In the past decades, the number of wildfires in the U.S. has spiraled upwards, as has the cost of fighting them: In recent years, by the end of the fire season, the Forest Service has usually exhausted its budget. According to a new paper, published in the Proceedings of the National Academy of Sciences, one factor contributing to the increasing impact of wildfire is how often humans ignite them.
The team of researchers found that, from 1992 to 2012, people were responsible for starting 84 percent of wildfires and that, in most of the U.S., it's more common from humans to start wildfires than for lightning to ignite them, as they report in the new paper.
The researchers looked at 1.5 million government records of wildfires that state or federal agencies had to extinguish or manage—wildfires that posed a threat of some sort. Of the 1.5 million fires in their dataset, lightning was responsible for more than 245,000 wildfires; humans were responsible for more than 1,272,000.
The maps above shows where human-ignited fires dominate (the dots in orange and red). The only place in the country where lightning is the main cause of wildfires, the researchers found, is in mountainous parts of the west, where few people live.
Human-ignited fires, the researchers also found, are adding months to the fire season. Whereas lightning-ignited fires happen mostly in the summer months, when fuel is dry and lightning more common, wildfires started by humans are more common in the spring months in the east and in the fall months in the west.

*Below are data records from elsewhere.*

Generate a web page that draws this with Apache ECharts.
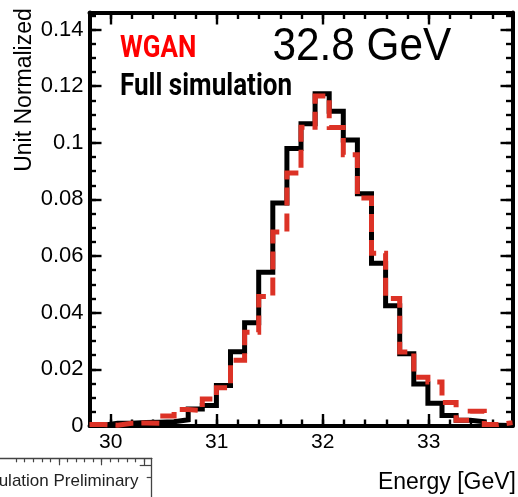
<!DOCTYPE html>
<html><head><meta charset="utf-8">
<script src="https://cdn.jsdelivr.net/npm/echarts@6/dist/echarts.min.js"></script>
<style>html,body{margin:0;padding:0;background:#fff}#c{width:518px;height:497px}</style>
</head><body><div id="c"></div>
<script>
// ---- data ----
const binEdges = [29.8, 29.933, 30.066, 30.199, 30.332, 30.465, 30.598, 30.731, 30.864, 30.997,
  31.13, 31.263, 31.396, 31.529, 31.662, 31.795, 31.928, 32.061, 32.194, 32.327,
  32.46, 32.593, 32.726, 32.859, 32.992, 33.125, 33.258, 33.391, 33.524, 33.657, 33.79];
const fullSim = [0.0003, 0.001, 0.001, 0.0012, 0.0013, 0.0015, 0.0022, 0.006, 0.0072, 0.0143,
  0.0262, 0.0365, 0.0543, 0.0787, 0.098, 0.1067, 0.1173, 0.1111, 0.101, 0.082,
  0.0575, 0.0425, 0.0255, 0.0148, 0.008, 0.0037, 0.002, 0.0015, 0.0003, 0.0002];
const wgan = [0.0005, 0.0003, 0.001, 0.0011, 0.001, 0.0035, 0.0058, 0.0055, 0.0095, 0.0135,
  0.0232, 0.0331, 0.0457, 0.0685, 0.0893, 0.1055, 0.1165, 0.1054, 0.0958, 0.0805,
  0.061, 0.045, 0.0261, 0.0172, 0.0155, 0.0083, 0.002, 0.0052, 0.0005, 0.0012];
const xTickLabels = [30, 31, 32, 33];
const yTickLabels = [0, 0.02, 0.04, 0.06, 0.08, 0.1, 0.12, 0.14];
const xMin = 29.8, xMax = 33.79, yMin = 0, yMax = 0.146;
const xMinorStep = 0.2, yMinorStep = 0.005;

// ---- helpers ----
function stepData(vals) {
  const d = vals.map((v, i) => [binEdges[i], v]);
  d.push([binEdges[vals.length], vals[vals.length - 1]]);
  return d;
}
const xMinor = [];
for (let v = 30.0; v < xMax - 1e-6; v += xMinorStep) xMinor.push(+v.toFixed(3));
const yMinor = [];
for (let v = 0; v < yMax - 1e-6; v += yMinorStep) yMinor.push(+v.toFixed(4));

const AX = '#000';
const FF = 'Liberation Sans, Arial, sans-serif';
function xAx(pos, ticks, len, line, label) {
  return {type: 'value', gridIndex: 0, position: pos, min: xMin, max: xMax,
    axisLine: {show: line, onZero: false, lineStyle: {color: AX, width: 4}},
    axisTick: {show: true, inside: true, length: len, customValues: ticks, lineStyle: {color: AX, width: 2.4}},
    axisLabel: {show: label, customValues: xTickLabels, margin: 6, color: AX, fontFamily: FF, fontSize: 21},
    splitLine: {show: false}};
}
function yAx(pos, ticks, len, line, label) {
  return {type: 'value', gridIndex: 0, position: pos, min: yMin, max: yMax,
    axisLine: {show: line, onZero: false, lineStyle: {color: AX, width: 4}},
    axisTick: {show: true, inside: true, length: len, customValues: ticks, lineStyle: {color: AX, width: 2.4}},
    axisLabel: {show: label, customValues: yTickLabels, margin: 6, color: AX, fontFamily: FF, fontSize: 22,
      formatter: v => String(parseFloat((+v).toFixed(3)))},
    splitLine: {show: false}};
}
// inset (fragment of a neighbouring plot)
const insetTopTicks = [];
for (let k = 0; k < 16; k++) insetTopTicks.push(+(17.3 + 9.07 * k).toFixed(2));
const insetTopMajor = [insetTopTicks[5], insetTopTicks[10], insetTopTicks[15]];
function insX(ticks, len, line) {
  return {type: 'value', gridIndex: 1, position: 'top', min: 0, max: 161.7,
    axisLine: {show: line, onZero: false, lineStyle: {color: '#444', width: 1.3}},
    axisTick: {show: true, inside: true, length: len, customValues: ticks, lineStyle: {color: '#444', width: 1.2}},
    axisLabel: {show: false}, splitLine: {show: false}};
}
function insY(ticks, len, line) {
  return {type: 'value', gridIndex: 1, position: 'right', inverse: true, min: 0, max: 60,
    axisLine: {show: line, onZero: false, lineStyle: {color: '#444', width: 1.3}},
    axisTick: {show: true, inside: true, length: len, customValues: ticks, lineStyle: {color: '#444', width: 1.2}},
    axisLabel: {show: false}, splitLine: {show: false}};
}

const chart = echarts.init(document.getElementById('c'), null, {renderer: 'canvas'});
chart.setOption({
  animation: false,
  backgroundColor: '#fff',
  grid: [
    {left: 89.5, right: 5.5, top: 12.5, bottom: 71},
    {left: -10, top: 458.3, width: 161.7, height: 60}
  ],
  xAxis: [
    xAx('bottom', xTickLabels, 12, true, true),
    xAx('bottom', xMinor, 6.5, false, false),
    xAx('top', xTickLabels, 12, true, false),
    xAx('top', xMinor, 6.5, false, false),
    insX(insetTopTicks, 4, true),
    insX(insetTopMajor, 7, false)
  ],
  yAxis: [
    yAx('left', yTickLabels, 12, true, true),
    yAx('left', yMinor, 6.5, false, false),
    yAx('right', yTickLabels, 12, true, false),
    yAx('right', yMinor, 6.5, false, false),
    insY([10], 12, true),
    insY([29.7], 5, false)
  ],
  series: [
    {name: 'Full simulation', type: 'line', xAxisIndex: 0, yAxisIndex: 0, step: 'end',
     data: stepData(fullSim), symbol: 'none', clip: true,
     lineStyle: {color: '#000', width: 5, join: 'miter', cap: 'butt'}},
    {name: 'WGAN', type: 'line', xAxisIndex: 0, yAxisIndex: 0, step: 'end',
     data: stepData(wgan), symbol: 'none', clip: true,
     lineStyle: {color: '#dc3226', width: 5, type: [18, 8], join: 'miter', cap: 'butt'}}
  ],
  graphic: [
    {type: 'text', x: 25, y: 90, rotation: Math.PI / 2,
     style: {text: 'Unit Normalized', fill: '#000', font: '23px "Liberation Sans", Arial, sans-serif',
       align: 'center', verticalAlign: 'middle', textAlign: 'center', textVerticalAlign: 'middle'}},
    {type: 'text', x: 516, y: 471,
     style: {text: 'Energy [GeV]', fill: '#000', font: '23px "Liberation Sans", Arial, sans-serif',
       align: 'right', verticalAlign: 'top', textAlign: 'right', textVerticalAlign: 'top'}},
    {type: 'text', x: 120, y: 33.5, scaleX: 0.84,
     style: {text: 'WGAN', fill: '#ff0000', font: 'bold 31px Roboto, "Liberation Sans", sans-serif',
       align: 'left', verticalAlign: 'top', textAlign: 'left', textVerticalAlign: 'top'}},
    {type: 'text', x: 120, y: 71.5, scaleX: 0.84,
     style: {text: 'Full simulation', fill: '#000', font: 'bold 31px Roboto, "Liberation Sans", sans-serif',
       align: 'left', verticalAlign: 'top', textAlign: 'left', textVerticalAlign: 'top'}},
    {type: 'text', x: 272.5, y: 24, scaleX: 0.92,
     style: {text: '32.8 GeV', fill: '#000', font: '46px "Liberation Sans", Arial, sans-serif',
       align: 'left', verticalAlign: 'top', textAlign: 'left', textVerticalAlign: 'top'}},
    {type: 'text', x: 138.5, y: 473,
     style: {text: 'Simulation Preliminary', fill: '#222', font: '17px "Liberation Sans", Arial, sans-serif',
       align: 'right', verticalAlign: 'top', textAlign: 'right', textVerticalAlign: 'top'}}
  ]
});
</script>
</body></html>
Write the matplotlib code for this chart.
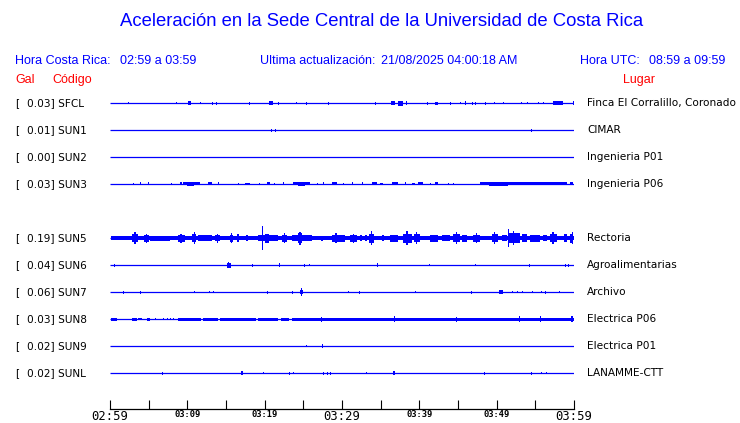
import matplotlib
matplotlib.use("Agg")
from matplotlib import pyplot as plt

# stations, top to bottom (SUN4 is not reporting, its row stays empty)
codes = ["SFCL", "SUN1", "SUN2", "SUN3", "SUN4", "SUN5", "SUN6", "SUN7", "SUN8", "SUN9", "SUNL"]
gal = [0.03, 0.01, 0.00, 0.03, None, 0.19, 0.04, 0.06, 0.03, 0.02, 0.02]
places = ["Finca El Corralillo, Coronado", "CIMAR", "Ingenieria P01", "Ingenieria P06", "",
          "Rectoria", "Agroalimentarias", "Archivo", "Electrica P06", "Electrica P01", "LANAMME-CTT"]

tick_min = list(range(0, 61, 5))
tick_lab = ["02:59", "", "03:09", "", "03:19", "", "03:29", "", "03:39", "", "03:49", "", "03:59"]

# bursts per station: (start minute after 02:59, end minute, half amplitude)
ev_sfcl = [(2.3, 2.3, 1), (8.5, 8.5, 1), (10.1, 10.5, 2), (11.6, 11.6, 1), (13.2, 13.2, 1.5),
           (13.7, 13.7, 1.5), (18.0, 18.0, 1.5), (20.6, 21.1, 2), (21.7, 21.7, 1.5), (24.1, 24.1, 1),
           (25.3, 25.3, 1.5), (28.2, 28.2, 1.5), (34.3, 34.3, 1.5), (36.3, 36.9, 2), (37.2, 37.9, 2.5),
           (38.3, 38.3, 2), (41.0, 41.0, 1.5), (42.0, 42.4, 1.5), (44.0, 44.0, 1.5), (45.3, 45.3, 1),
           (45.9, 45.9, 2), (46.8, 46.8, 1.5), (47.2, 47.2, 1.5), (48.5, 48.5, 1.5), (49.7, 49.7, 1),
           (50.8, 50.8, 1), (53.1, 53.1, 1), (53.9, 53.9, 1), (55.3, 55.3, 1), (56.0, 56.0, 1),
           (57.3, 58.6, 2), (59.9, 59.9, 2)]
ev_sun1 = [(20.8, 20.8, 1.5), (21.3, 21.3, 1.5), (54.4, 54.6, 1.5)]
ev_sun2 = []
ev_sun3 = [(3.0, 3.0, 1), (3.9, 3.9, 1.5), (4.9, 4.9, 1.5), (7.9, 7.9, 1), (9.1, 9.3, 1.5),
           (9.4, 11.6, 1.5), (10.0, 10.9, 2), (12.7, 13.2, 1.5), (14.0, 14.0, 1.5), (16.6, 16.6, 1),
           (17.5, 18.1, 1), (19.3, 19.3, 1), (20.3, 20.7, 1.5), (21.2, 21.2, 1), (22.4, 22.4, 1.5),
           (23.7, 25.9, 1.5), (24.3, 25.2, 2), (26.8, 26.8, 1), (27.5, 27.5, 1.5), (28.7, 29.4, 1.5),
           (30.1, 30.1, 1), (31.3, 31.3, 1.5), (32.6, 32.6, 1.5), (33.9, 34.5, 1.5), (34.9, 35.3, 1),
           (36.5, 37.2, 1.5), (38.1, 38.1, 1.5), (39.1, 39.4, 1), (39.8, 40.5, 1.5), (41.4, 41.4, 1),
           (42.0, 42.4, 1.5), (43.7, 43.7, 1), (44.4, 44.4, 1), (47.8, 55.6, 1.5), (49.0, 51.5, 2),
           (55.6, 59.1, 1.5), (59.5, 59.9, 1.5)]
ev_sun4 = []
ev_sun5 = [(0.1, 60.0, 2), (2.8, 3.6, 4), (3.1, 3.3, 6), (4.4, 5.0, 3.5), (4.6, 4.7, 4.5),
           (5.2, 7.8, 2.5), (8.8, 9.7, 3.5), (9.1, 9.3, 4.5), (10.6, 11.1, 4), (10.8, 10.9, 6),
           (11.4, 13.2, 3), (13.6, 14.2, 3), (13.8, 13.9, 4.5), (15.5, 15.9, 3.5), (15.6, 15.7, 5),
           (16.4, 16.7, 4), (17.6, 17.9, 3), (19.1, 21.7, 3), (20.1, 20.6, 4.5), (19.7, 19.8, 12),
           (22.2, 22.9, 3.5), (22.5, 22.6, 5), (23.5, 26.1, 3), (24.3, 24.8, 5), (24.5, 24.6, 6.5),
           (27.3, 27.5, 2.5), (28.7, 30.4, 3.5), (29.1, 29.4, 5), (31.0, 31.9, 3.5), (31.4, 31.5, 4.5),
           (32.3, 32.6, 3), (33.0, 33.2, 3), (33.5, 34.1, 4.5), (33.8, 33.9, 7), (35.2, 35.4, 3),
           (36.2, 37.2, 3.5), (37.9, 39.0, 4.5), (38.3, 38.5, 7), (39.3, 40.1, 4), (39.6, 39.7, 6),
           (41.4, 42.4, 3.5), (42.9, 44.0, 3), (44.4, 45.3, 4), (44.7, 44.8, 6), (45.5, 46.2, 3.5),
           (46.9, 47.8, 3.5), (47.3, 47.4, 5), (49.4, 50.2, 4), (49.7, 49.8, 6), (50.7, 51.3, 3),
           (51.5, 53.0, 5), (51.5, 51.6, 9), (52.1, 52.3, 7), (53.3, 53.9, 4), (54.3, 55.6, 3.5),
           (56.0, 56.5, 3), (56.9, 57.8, 4), (57.2, 57.4, 6), (58.7, 59.1, 4), (59.5, 59.9, 4.5),
           (59.7, 59.8, 6)]
ev_sun6 = [(0.5, 0.5, 1.5), (15.1, 15.6, 2.5), (15.3, 15.4, 3), (18.4, 18.4, 1.5), (21.9, 21.9, 2),
           (25.1, 25.1, 1.5), (25.7, 25.7, 1), (34.5, 34.5, 2), (41.3, 41.3, 1), (47.2, 47.2, 1),
           (54.2, 54.2, 1.5), (58.8, 58.8, 1.5), (59.2, 59.2, 1.5)]
ev_sun7 = [(1.7, 1.7, 1.5), (3.9, 3.9, 1.5), (10.9, 10.9, 1), (12.8, 12.8, 1), (13.3, 13.3, 1),
           (20.3, 20.3, 1.5), (23.5, 23.5, 1.5), (24.6, 25.0, 2), (24.7, 24.8, 4), (30.8, 30.8, 1),
           (32.2, 32.2, 1.5), (39.4, 39.4, 1), (46.7, 46.7, 1.5), (50.3, 50.8, 2), (52.0, 52.0, 1),
           (52.6, 52.6, 1), (53.3, 53.3, 1), (54.6, 54.6, 1), (55.7, 55.7, 1), (56.3, 56.3, 1.5),
           (58.1, 58.1, 1)]
ev_sun8 = [(0.1, 0.9, 1.5), (2.8, 3.5, 1.5), (3.6, 4.1, 1), (4.8, 5.2, 1.5), (5.8, 5.8, 1),
           (6.9, 6.9, 1), (7.4, 7.4, 1), (7.8, 7.8, 1), (8.2, 8.2, 1), (8.8, 11.8, 1.5),
           (12.0, 14.0, 1.5), (14.2, 18.9, 1.5), (19.1, 21.7, 1.5), (22.1, 23.2, 1.5), (23.5, 60.0, 1.5),
           (27.3, 27.3, 2.5), (36.7, 36.7, 3), (44.7, 44.7, 2.5), (52.9, 52.9, 3), (55.6, 55.6, 3),
           (59.6, 59.9, 3)]
ev_sun9 = [(25.3, 25.3, 1), (27.4, 27.4, 2)]
ev_sunl = [(6.7, 6.7, 1.5), (17.0, 17.2, 2), (19.8, 19.8, 1), (23.1, 23.1, 1.5), (23.7, 23.7, 1),
           (27.5, 27.5, 1.5), (28.1, 28.1, 1.5), (28.4, 28.4, 1.5), (33.1, 33.1, 1), (36.6, 36.8, 2),
           (48.4, 48.4, 1.5), (54.4, 54.4, 1.5), (55.7, 55.7, 1), (56.4, 56.4, 1)]
events = [ev_sfcl, ev_sun1, ev_sun2, ev_sun3, ev_sun4, ev_sun5, ev_sun6, ev_sun7, ev_sun8, ev_sun9, ev_sunl]

BLUE = "#0000ff"
RED = "#ff0000"
W, H = 740, 423

fig = plt.figure(figsize=(7.4, 4.23), dpi=100)
ax = fig.add_axes([110 / W, (H - 409) / H, 464 / W, (409 - 90) / H])
ax.set_xlim(0, 60)
ax.set_ylim(409, 90)

def fx(px):
    return px / W

def fy(py):
    return 1 - py / H

for i, code in enumerate(codes):
    if gal[i] is None:
        continue
    y0 = 103 + 27 * i
    ax.plot([0, 60], [y0, y0], color=BLUE, lw=0.9, snap=True, solid_capstyle="butt")
    ev = events[i]
    if ev:
        x = [e[0] for e in ev]
        w = [max(e[1] - e[0], 0.14) for e in ev]
        a = [e[2] for e in ev]
        ax.bar(x, [2 * v for v in a], width=w, bottom=[y0 - v for v in a], align="edge",
               color=BLUE, linewidth=0)
    fig.text(fx(15), fy(y0), "[", fontsize=7.6, va="center", family="DejaVu Sans")
    fig.text(fx(27), fy(y0), "%.2f] %s" % (gal[i], code), fontsize=7.6, va="center", family="DejaVu Sans")
    fig.text(fx(587), fy(y0), places[i], fontsize=7.6, va="center", family="DejaVu Sans")

for s in ["top", "left", "right"]:
    ax.spines[s].set_visible(False)
ax.spines["bottom"].set_linewidth(0.9)
ax.set_yticks([])
ax.set_xticks(tick_min)
ax.set_xticklabels(tick_lab, family="DejaVu Sans Mono")
ax.tick_params(axis="x", direction="in", length=6.5, width=0.8, pad=0.5)
for lab in ax.get_xticklabels():
    if lab.get_text() in ("02:59", "03:29", "03:59"):
        lab.set_fontsize(8.8)
    else:
        lab.set_fontsize(6.3)
        lab.set_fontweight("bold")

hf = "Liberation Sans"
fig.text(fx(382), fy(22), "Aceleración en la Sede Central de la Universidad de Costa Rica",
         fontsize=13.3, color=BLUE, ha="center", va="center", family=hf)
fig.text(fx(15), fy(61), "Hora Costa Rica:", fontsize=9, color=BLUE, va="center", family=hf)
fig.text(fx(120), fy(61), "02:59 a 03:59", fontsize=9, color=BLUE, va="center", family=hf)
fig.text(fx(260), fy(61), "Ultima actualización:", fontsize=9, color=BLUE, va="center", family=hf)
fig.text(fx(381), fy(61), "21/08/2025 04:00:18 AM", fontsize=9, color=BLUE, va="center", family=hf)
fig.text(fx(580), fy(61), "Hora UTC:", fontsize=9, color=BLUE, va="center", family=hf)
fig.text(fx(649), fy(61), "08:59 a 09:59", fontsize=9, color=BLUE, va="center", family=hf)
fig.text(fx(15), fy(80), "Gal", fontsize=9, color=RED, va="center", family=hf)
fig.text(fx(52), fy(80), "Código", fontsize=9, color=RED, va="center", family=hf)
fig.text(fx(623), fy(80), "Lugar", fontsize=9, color=RED, va="center", family=hf)

plt.savefig("out.png", dpi=100)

This map shows the season in which lightning is most likely to cause fires. For most places in the country, these fires are most common in the summer:
For comparison, here's a map showing the season in which humans most likely to cause fires. In the east, human-ignited fires are most common in March, April, and May; the majority of those are started when people burn small piles of debris, like leaves or trash. In parts of the south and the west, human-ignited fires are more common in September, October, and November than in other seasons. (The single day on which people cause the greatest number of wildfires? July 4th.)
"We know globally that climate change is extending the fire season by a couple of weeks," says Jennifer Balch, an assistant professor of geology at the University of Colorado and the paper's lead author. "The fact that people are extending it by months is striking."
The dataset used for this research was compiled by a Forest Service researcher who made it publicly available. Balch and her colleagues stumbled upon it and noticed that, because the data included the cause of the fires, they could look at the spatial and temporal distribution of wildfires started by humans vs. wildfires started by lightning.
Many of the wildfires in the dataset—most of the fire started by debris-burning, for example—are relatively small, but still pose a risk. But people are also playing a role in starting the big wildfires that have run up firefighting expenses and threatened large swaths of land: the most expensive fire in 2016, Balch points out, began after a campfire wasn't properly extinguished.
The solution, though, may be to better manage the fires human do set—more prescribed burns and control burns, the type of fires that can burn up fuel without endangering either ecosystems or the human settlements. "Given that we're already starting wildfires, we should be starting more of the right kind," Balch says.